Reducing Latencies: Cutting Database Load by 72%

Table of Contents

TL;DR
Introduction
🔎 Investigation
Here’s how I reduced the DB Load
Wrapping Up: Efficiency Boosts at Lower Cost!

TL;DR

Optimizing database performance by adding indexes, extending materialized view refresh rates, and caching frequently accessed queries resulted in a 72% increase in efficiency and reduced costs. These changes collectively decreased database load and improved user experience.

Introduction

As NodeFlair grows and we’re seeing a 30% month-over-month increase in user sessions, we’re running into performance issues that are affecting the user experience.

Join me as I dive into the problem and show you how I fixed it with just three simple tweaks.

🔎 Investigation

Database connections remains the same
Freeable memory (RAM) remains the same
DB Load is increasing!

When we’re using the db.t4g.medium model with its 2 vCPUs, we’ve got to keep the database load under control. If it goes over that limit, performance takes a hit. So, let’s dive deep and pinpoint which queries are pushing the load up.

Here’s how I reduced the DB Load

One thing I love about Amazon RDS is that it includes free Performance Insights, which allows us to delve into the top SQL queries contributing to the database load.

After experimenting with it a bit, I now have a good idea of some areas where I can optimize.

1️⃣ Adding Database Indexes

We had a query relying on a few columns for joins and ordering—columns that weren’t indexed. Adding those indexes cut the database load by 10% (from 2.2 to 2.0). It’s a small tweak, but hey, it’s a solid win right out of the gate!

2️⃣ Reducing Frequecy of Materialized View Refresh

NodeFlair’s salary data comes from a bunch of sources, and leveraging a materialized view was a game changer for speed. It did wonders by pre-computing the data.

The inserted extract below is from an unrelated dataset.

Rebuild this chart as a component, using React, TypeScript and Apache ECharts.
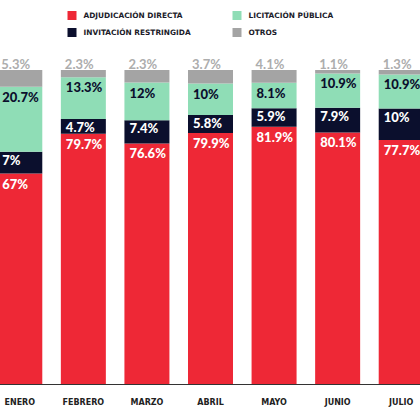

But here’s the kicker: as our data points grew to millions, the refresh process started taking up to 6 minutes. That’s bonkers, especially since we’re refreshing every 10 minutes!

So, I had to ask—do we really need this refresh frenzy every 10 minutes? Sure, almost-real-time data sounds great, but the reality is, the data doesn’t shift that much every 10 minutes. Stretching the refresh to 60 minutes doesn’t really hurt the user experience.

Here’s the bonus: by slowing down the refresh rate, we’re also cutting down on query time and database load when not refreshing.

This is because refreshing involves:

Locking tables, which blocks other queries and creates wait times.
Heavy I/O operations, which lead to disk contention and slower performance.

Overall, this tweak dropped our database load from 2.0 to 0.7!

It’s a solid fix and we can definitely call it quit, but since we’re all about optimization, why not dig deeper and find more ways to scale better for the future?

3️⃣ Caching Frequently Queries

We put the final touches on our performance boost by caching frequently accessed but rarely updated values. No need to hit the database every time.

With Ruby on Rails, we’ve got the power of low-level caching and Redis on our side. Fetching from Redis is lightning-fast compared to hitting Postgres. This tweak not only streamlined the process but also enhanced the UX significantly.

The result? We shaved off time from 0.7 to 0.4 seconds.

Wrapping Up: Efficiency Boosts at Lower Cost!

In just one day, we cut the average database load from 2.2 to 0.4 — talk about a 72% boost!

Here’s what that means:

We’ve slashed database latencies, giving users a smoother experience. Latencies for landing pages now reliably sit around 600ms, with dips to 400ms during quieter times (check out how we nailed it under 300ms by using using Cloudflare CF-IPCountry).

Even better, our database usage dropped by 8% instead of the feared 16% increase, despite a 30% jump in web sessions! That’s because we’re now using t4g DB instances, which only charge us when we go over the baseline (2vCPU in our case). Say goodbye to wasteful charges!